Genesis kickboxing quintet aiming for Portugal World Championships glory
Veteran kickboxer Gary Wilkinson and four of his students from the Bulwell and Alfreton-based Genesis Kickboxing Academy have qualified to fight for England in this year's WMO World Championship in Portugal in September.
The qualifying quintet is a new club record for the finals, eclipsing the four members that went to Dublin last year.
At 67, Gary is still giving away a few years in the Over-48 category but, with three past world titles under his belt, is confident he can again compete with the best, qualifying by winning the Veterans British Championship.

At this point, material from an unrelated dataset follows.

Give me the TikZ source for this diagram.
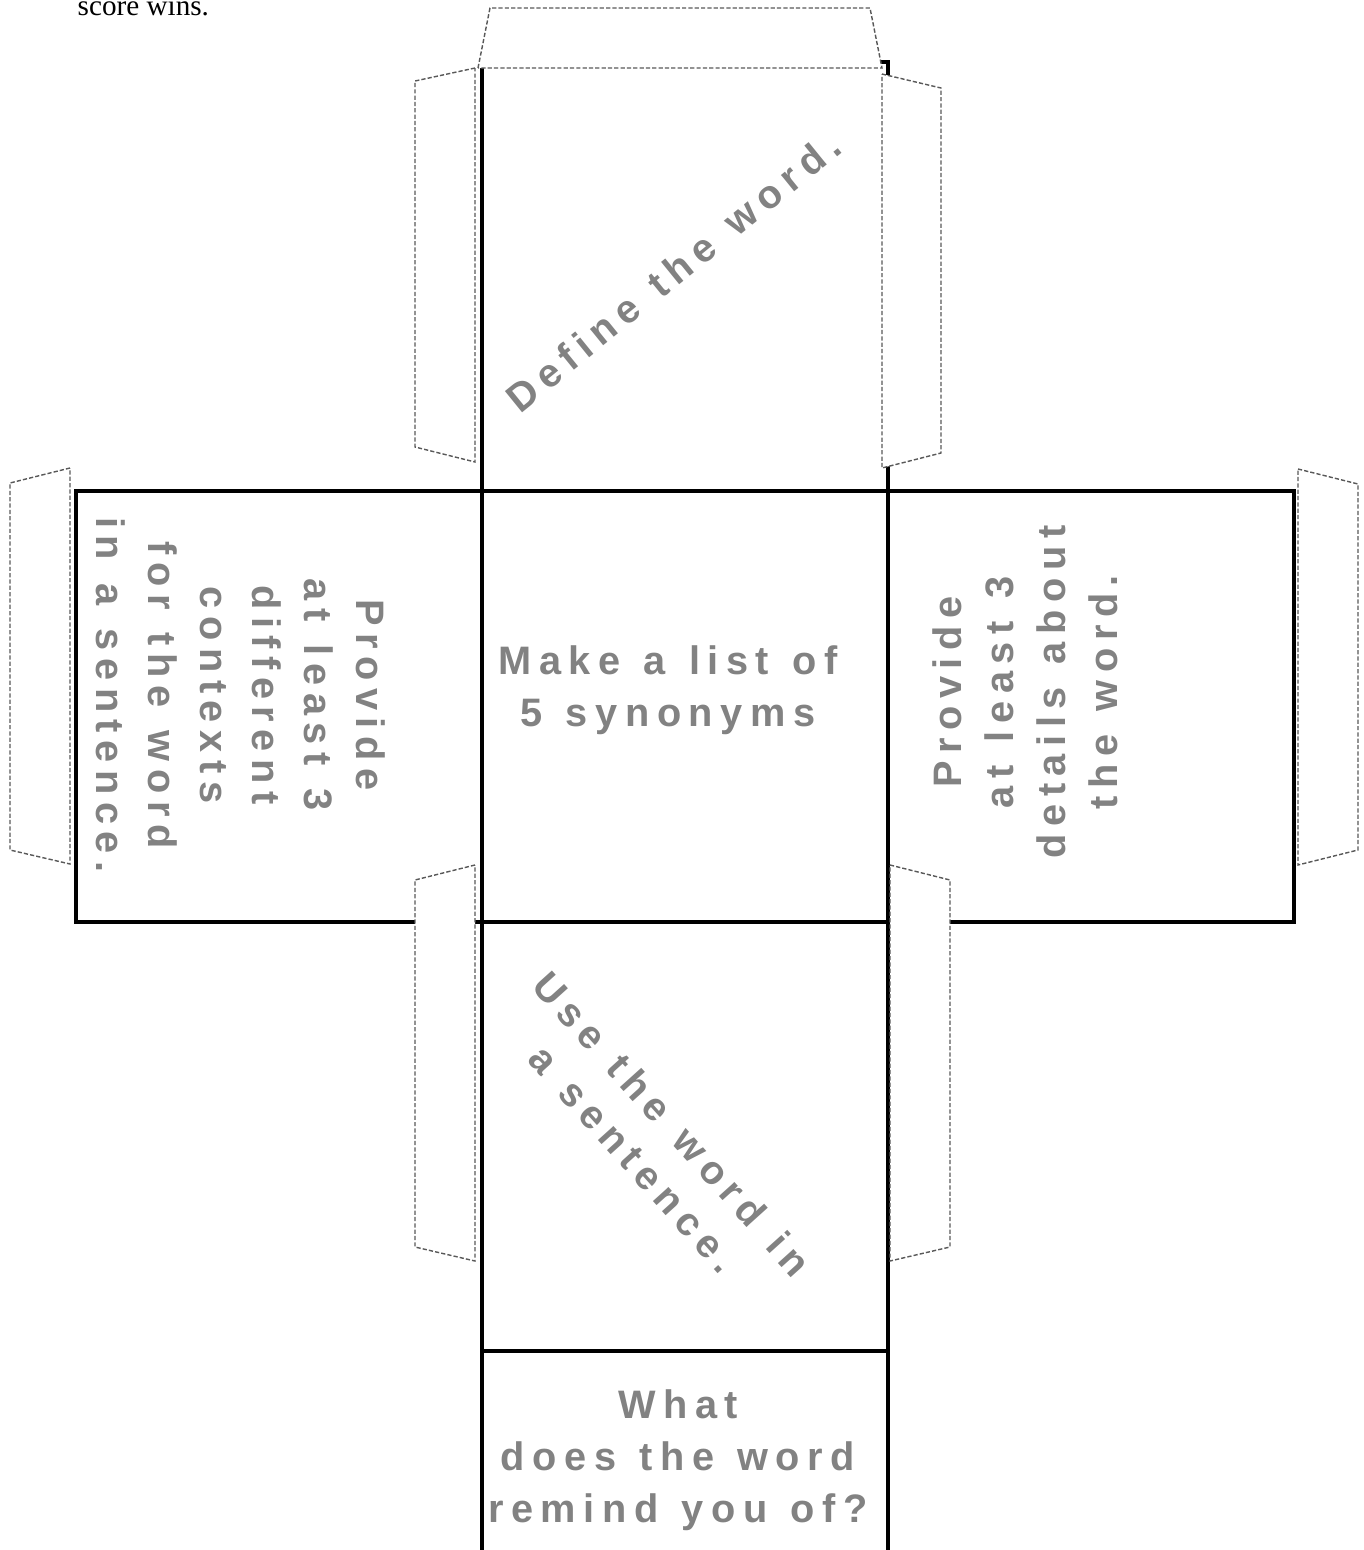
\documentclass[tikz,border=0pt]{standalone}
\usepackage{fontspec}
\usepackage{xcolor}
\usetikzlibrary{positioning}
\setmainfont{Liberation Serif}
\newfontfamily\cubefont[LetterSpace=19, WordSpace=1.25]{Liberation Sans}
\definecolor{wordgray}{RGB}{130,130,130}

\begin{document}
\begin{tikzpicture}[
    x=0.01cm, y=-0.01cm,
    face/.style={draw=black, line width=1.1pt},
    tab/.style={draw=black!65, fill=white, line width=0.4pt, dash pattern=on 1.2pt off 0.6pt},
    say/.style={font=\cubefont\bfseries\fontsize{11.3}{14.8}\selectfont, text=wordgray, align=center, inner sep=0pt}
]
\useasboundingbox (0,0) rectangle (1364,1550);

% Note left over from the page
\node[font=\fontsize{8.3}{10}\selectfont, anchor=base west, inner sep=0pt] (note) at (77,15) {score wins.};

% Faces
\draw[face] (482,62) rectangle (888,491);
\draw[face] (76,491) rectangle (1294,922);
\draw[face] (482,491) -- (482,1560) (888,491) -- (888,1560);
\draw[face] (482,1351) -- (888,1351);

% Glue tabs
\draw[tab] (478,68) -- (490,8) -- (870,8) -- (882,68) -- cycle;
\draw[tab] (475,68) -- (415,81) -- (415,447) -- (475,462) -- cycle;
\draw[tab] (882,74) -- (941,88) -- (941,453) -- (882,468) -- cycle;
\draw[tab] (70,468) -- (10,483) -- (10,850) -- (70,864) -- cycle;
\draw[tab] (1298,469) -- (1358,484) -- (1358,850) -- (1298,865) -- cycle;
\draw[tab] (475,865) -- (415,880) -- (415,1247) -- (475,1261) -- cycle;
\draw[tab] (890,865) -- (950,880) -- (950,1247) -- (890,1261) -- cycle;

% Face texts
\node[say, rotate=39] (define) at (673,272) {Define the word.};
\node[say, rotate=-90] (contexts) at (241,695) {Provide\\at least 3\\different\\contexts\\for the word\\in a sentence.};
\node[say] (synonyms) at (668,690) {Make a list of\\5 synonyms};
\node[say, rotate=90] (details) at (1025,692) {Provide\\at least 3\\details about\\the word.};
\node[say, rotate=-48] (sentence) at (653,1141) {Use the word in\\a sentence.};
\node[say] (remind) at (678,1460) {What\\does the word\\remind you of?};

\end{tikzpicture}
\end{document}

Ashley King, 21, will be defending his Light Continuous -76k world title he landed in Dublin, since having won the National Championships too.
Kayleigh Walsh, 15, will head for Portugal thanks to a national silver, while Bulwell’s Ryan Jarvis, 11, made it through by winning the European Championships in May and Gary’s grandson Alexander Pieniaszek, 10, qualified by winning his European Championships category.
Alexander also won a silver medal in Dublin last time around while Ryan and Kayleigh are making their debuts on the world stage.
“We are part of a squad of about 125-130 for England so we are only a small part of it,” said Gary. “But I am very proud of them all. You never know how things will go. But you have to be optimistic and I would like to see us all place in the first three.
“We are going there to win, not just make the numbers up. We are going there to give a good account of ourselves.
“Myself and Ashley have a good chance of gold and we will just have to see what the youngsters go.
“It always depends which person turns up. You have to be in the right frame of mind.”
Gary now trains his club two nights at week at the Bulwell Academy and three in Alfreton at the Genesis Centre.
Yet he only began kickboxing at the age of 50.
“I only started it for fitness,” he said. “It wasn’t to be competing or instructing.
“But I have always been competitive in sports – football, cricket, basketball. The competitive side just took over and it developed from there.
“Now I’ve won three world championships and a few silvers. You tend to downplay these things, but at the same time, if you sit back and realise what you’ve done you’ve got to feel pretty good about it really.”